Enem 2024 destaca a Língua da Tabatinga, símbolo de ancestralidade afro-brasileira em Minas Gerais
O exame do Enem do último domingo (3/11) pôs em foco pertencimento e ancestralidade da Língua Tabatinga de Bom Despacho, em Minas Gerais
Por Plox
05/11/2024 08h54 - Atualizado há 8 meses
A prova do Exame Nacional do Ensino Médio (Enem), realizada no último domingo (3), trouxe à tona o tema da identidade e ancestralidade afro-brasileira ao abordar a Língua da Tabatinga, uma tradição preservada na cidade de Bom Despacho, no Centro-Oeste de Minas Gerais. Reconhecida como patrimônio imaterial do município em 2023, a língua representa um legado cultural e linguístico, mantido vivo por uma pequena comunidade de falantes.

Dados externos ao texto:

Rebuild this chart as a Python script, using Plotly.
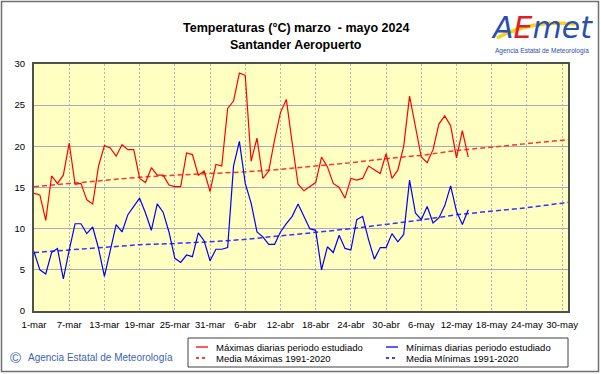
import pandas as pd
import plotly.graph_objects as go

# ---------------- data ----------------
start_date = "2024-03-01"
n_days_obs = 75
max_diarias = [14.3, 14.1, 11.0, 16.4, 15.5, 16.5, 20.4, 15.4, 15.5, 13.5,
               13.0, 17.6, 20.1, 19.8, 18.8, 20.2, 19.6, 19.6, 16.1, 15.6,
               17.4, 16.5, 16.5, 15.3, 15.1, 15.1, 19.2, 19.0, 16.5, 17.0,
               14.5, 17.8, 17.6, 24.6, 25.5, 28.9, 28.6, 18.2, 21.0, 16.1,
               17.0, 20.8, 24.1, 25.7, 20.4, 15.4, 14.6, 15.1, 15.6, 18.7,
               17.5, 15.5, 15.0, 13.7, 16.1, 15.9, 16.1, 17.6, 17.1, 16.7,
               19.1, 16.1, 17.1, 20.0, 26.1, 22.4, 18.7, 18.0, 19.6, 22.7,
               23.7, 22.5, 18.6, 21.9, 18.7]
min_diarias = [7.2, 5.0, 4.5, 7.1, 7.6, 3.9, 7.4, 10.6, 10.6, 9.4,
               10.2, 7.6, 4.2, 7.2, 10.5, 9.6, 11.7, 12.7, 13.7, 11.9,
               9.8, 13.0, 12.0, 9.6, 6.4, 5.9, 6.8, 6.6, 9.5, 8.5,
               6.1, 7.5, 7.5, 7.7, 17.6, 20.6, 15.5, 13.1, 9.6, 9.0,
               8.1, 8.1, 9.6, 10.6, 11.5, 13.0, 11.5, 10.0, 9.8, 5.0,
               7.8, 7.1, 9.2, 7.6, 7.4, 11.1, 11.5, 8.7, 6.3, 7.7,
               7.7, 9.4, 8.4, 9.3, 15.9, 11.9, 11.1, 12.7, 10.7, 11.3,
               12.8, 15.2, 12.1, 10.5, 12.3]
# climatological normals (1991-2020), read at these dates
normal_dates = ["2024-03-01", "2024-03-07", "2024-03-13", "2024-03-19", "2024-03-25",
                "2024-03-31", "2024-04-06", "2024-04-12", "2024-04-18", "2024-04-24",
                "2024-04-30", "2024-05-06", "2024-05-12", "2024-05-18", "2024-05-24",
                "2024-05-30", "2024-05-31"]
media_max = [15.1, 15.5, 15.9, 16.25, 16.5, 16.7, 16.9, 17.2, 17.6, 18.0,
             18.5, 18.9, 19.5, 19.9, 20.3, 20.7, 20.8]
media_min = [7.1, 7.4, 7.75, 8.05, 8.2, 8.4, 8.7, 9.1, 9.55, 10.0,
             10.5, 11.05, 11.7, 12.15, 12.55, 13.1, 13.2]
tick_dates = ["2024-03-01", "2024-03-07", "2024-03-13", "2024-03-19", "2024-03-25",
              "2024-03-31", "2024-04-06", "2024-04-12", "2024-04-18", "2024-04-24",
              "2024-04-30", "2024-05-06", "2024-05-12", "2024-05-18", "2024-05-24",
              "2024-05-30"]
tick_labels = ["1-mar", "7-mar", "13-mar", "19-mar", "25-mar", "31-mar", "6-abr",
               "12-abr", "18-abr", "24-abr", "30-abr", "6-may", "12-may", "18-may",
               "24-may", "30-may"]
y_ticks = [0, 5, 10, 15, 20, 25, 30]

obs_dates = pd.date_range(start_date, periods=n_days_obs, freq="D")

# ---------------- layout helpers ----------------
W, H = 601, 374
ML, MR, MT, MB = 34, 33, 64, 63
PW, PH = W - ML - MR, H - MT - MB


def px(x):
    return (x - ML) / PW


def py(y):
    return (H - MB - y) / PH


FONT = "Liberation Sans, Arial, sans-serif"
RED = "#FF0000"
BLUE = "#0000FF"

fig = go.Figure()
fig.add_trace(go.Scatter(x=normal_dates, y=media_max, mode="lines",
                         line=dict(color="#FF3333", width=1.5, dash="5px,3px"),
                         name="Media Máximas 1991-2020", showlegend=False, hoverinfo="skip"))
fig.add_trace(go.Scatter(x=normal_dates, y=media_min, mode="lines",
                         line=dict(color="#3333FF", width=1.5, dash="5px,3px"),
                         name="Media Mínimas 1991-2020", showlegend=False, hoverinfo="skip"))
fig.add_trace(go.Scatter(x=obs_dates, y=max_diarias, mode="lines",
                         line=dict(color=RED, width=1.2),
                         name="Máximas diarias periodo estudiado", showlegend=False))
fig.add_trace(go.Scatter(x=obs_dates, y=min_diarias, mode="lines",
                         line=dict(color=BLUE, width=1.2),
                         name="Mínimas diarias periodo estudiado", showlegend=False))

fig.update_layout(
    width=W, height=H,
    margin=dict(l=ML, r=MR, t=MT, b=MB),
    paper_bgcolor="white",
    plot_bgcolor="#FFFFC2",
    font=dict(family=FONT, size=9, color="black"),
    showlegend=False,
)
fig.update_xaxes(
    type="date", range=["2024-03-01", "2024-05-31"],
    tickmode="array", tickvals=tick_dates, ticktext=tick_labels,
    showgrid=True, gridcolor="#B4B4B4", gridwidth=1, griddash="2px,2px",
    showline=True, linecolor="#4A524A", linewidth=2, mirror=True,
    ticks="", ticklabelstandoff=4, tickfont=dict(size=9.5),
    zeroline=False,
)
fig.update_yaxes(
    range=[0, 30], tickmode="array", tickvals=y_ticks,
    showgrid=True, gridcolor="#A8A8C0", gridwidth=1,
    showline=True, linecolor="#4A524A", linewidth=2, mirror=True,
    ticks="", ticklabelstandoff=5, tickfont=dict(size=9.5),
    zeroline=False,
)

shapes = []
annotations = []

# outer frame
shapes.append(dict(type="rect", xref="paper", yref="paper",
                   x0=px(1.5), x1=px(598.5), y0=py(371.5), y1=py(1.5),
                   line=dict(color="#707070", width=1.5), layer="below"))

# titles
annotations.append(dict(text="<b>Temperaturas (°C) marzo  - mayo 2024</b>",
                        xref="paper", yref="paper", x=px(296), y=py(28),
                        xanchor="center", yanchor="middle",
                        showarrow=False, font=dict(size=12.5, family=FONT, color="black")))
annotations.append(dict(text="<b>Santander Aeropuerto</b>",
                        xref="paper", yref="paper", x=px(296), y=py(45),
                        xanchor="center", yanchor="middle",
                        showarrow=False, font=dict(size=12.5, family=FONT, color="black")))

# logo (text)
shapes.append(dict(type="path", xref="paper", yref="paper",
                   path=f"M {px(497)},{py(38)} Q {px(530)},{py(20)} {px(575)},{py(24)}",
                   line=dict(color="#F2D21A", width=3.5)))
annotations.append(dict(
    text="<i><span style='color:#2A4FB0'>A</span><span style='color:#E02020'>E</span>"
         "<span style='color:#2A4FB0'>met</span></i>",
    xref="paper", yref="paper", x=px(542), y=py(27), xanchor="center", yanchor="middle",
    showarrow=False, font=dict(size=30, family="DejaVu Sans, sans-serif")))
annotations.append(dict(text="Agencia Estatal de Meteorología",
                        xref="paper", yref="paper", x=px(542), y=py(51),
                        xanchor="center", yanchor="middle", showarrow=False,
                        font=dict(size=6.5, family=FONT, color="#2A4FB0")))

# legend (drawn box)
lx0, lx1, ly0, ly1 = 188, 568, 338, 367
shapes.append(dict(type="rect", xref="paper", yref="paper",
                   x0=px(lx0), x1=px(lx1), y0=py(ly1), y1=py(ly0),
                   line=dict(color="#404040", width=1), fillcolor="white"))
legend_items = [
    ("Máximas diarias periodo estudiado", RED, "solid", 196, 347),
    ("Mínimas diarias periodo estudiado", BLUE, "solid", 386, 347),
    ("Media Máximas 1991-2020", RED, "3px,3px", 196, 358),
    ("Media Mínimas 1991-2020", BLUE, "3px,3px", 386, 358),
]
for text, col, dash, x, y in legend_items:
    shapes.append(dict(type="line", xref="paper", yref="paper",
                       x0=px(x), x1=px(x + 12), y0=py(y), y1=py(y),
                       line=dict(color=col, width=1.3, dash=dash)))
    annotations.append(dict(text=text, xref="paper", yref="paper",
                            x=px(x + 18), y=py(y), xanchor="left", yanchor="middle",
                            showarrow=False, font=dict(size=9.5, family=FONT, color="black")))

# copyright
annotations.append(dict(text="©", xref="paper", yref="paper", x=px(15), y=py(357),
                        xanchor="center", yanchor="middle",
                        showarrow=False, font=dict(size=15, family=FONT, color="#3A64B0")))
annotations.append(dict(text="Agencia Estatal de Meteorología", xref="paper", yref="paper",
                        x=px(26), y=py(357), xanchor="left", yanchor="middle",
                        showarrow=False, font=dict(size=10, family=FONT, color="#3A64B0")))

fig.update_layout(shapes=shapes, annotations=annotations)
fig.write_html("out.html", config={"displayModeBar": False},
               post_script="document.body.style.margin='0px';")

A origem da Língua da Tabatinga e sua importância cultural
A Língua da Tabatinga é um vestígio das práticas linguísticas dos escravizados trazidos ao Brasil durante o período colonial. Sônia Queiroz, autora do livro “Pé preto no barro branco: a língua dos negros da Tabatinga”, explica que essa língua surgiu da mistura de vários idiomas africanos, resultado de uma política colonial que reunia pessoas de diferentes regiões da África, forçando-as a se comunicar de forma improvisada. Ao longo do tempo, os habitantes de Bom Despacho passaram a adotar essa forma de comunicação como um traço de identidade local.

A abordagem da Língua da Tabatinga no Enem foi celebrada por especialistas, que destacam seu papel na valorização da cultura afro-brasileira. A professora Thainá Rocha da Silva, da Universidade Federal de Minas Gerais (UFMG), explica que a língua carrega memórias de resistência contra a opressão colonial e o racismo linguístico. “São heranças invisibilizadas, mas que resistem”, afirma Thainá, que destacou a importância de ver jovens refletindo sobre a herança afro-brasileira no exame.
Guardiãs da língua: Dona Fiota e Marli Costa
A preservação da Língua da Tabatinga é fruto do trabalho de mulheres como Maria Joaquina da Silva, conhecida como Dona Fiota (1928-2012). Ela foi uma importante guardiã da tradição oral na região, ensinando o idioma às crianças e compartilhando-o na comunidade. Atualmente, Marli Costa, de 63 anos, é uma das poucas falantes restantes da língua, aprendida quando criança com Dona Fiota. Para Marli, a língua era uma forma de defesa e resistência, especialmente nas relações de trabalho nos campos, onde ela e outros trabalhadores a usavam como comunicação secreta.
“Aprendi tudo que sei com Maria Joaquina. Ela dizia: ‘Nossa língua não pode acabar, é nossa forma de nos defendermos’”, conta Marli, que ainda se emociona ao ver a língua ser reconhecida.
Patrimônio e o risco de desaparecimento
O reconhecimento oficial da Língua da Tabatinga como patrimônio imaterial foi impulsionado por Barbara Freitas, historiadora de Bom Despacho. Segundo ela, na década de 1980, cerca de 200 pessoas ainda falavam o idioma. Hoje, esse número é incerto, o que reforça a necessidade de esforços de preservação. Para Freitas, a salvaguarda da língua simboliza um reconhecimento da cultura afro-brasileira e do movimento negro no Brasil.
A ligação com o passado e o desafio da preservação
Marli, ao saber que seu neto Pedro Henrique Costa fez a prova do Enem que mencionou a língua, ficou “feliz e emocionada”. Ela vê o reconhecimento no exame como uma forma de manter viva a memória de seus ancestrais. Para ela, a palavra “tabatinga” remete ao bairro onde a língua floresceu, caracterizado pela argila esbranquiçada do solo, nome originado do tupi, revelando também o sincretismo cultural brasileiro.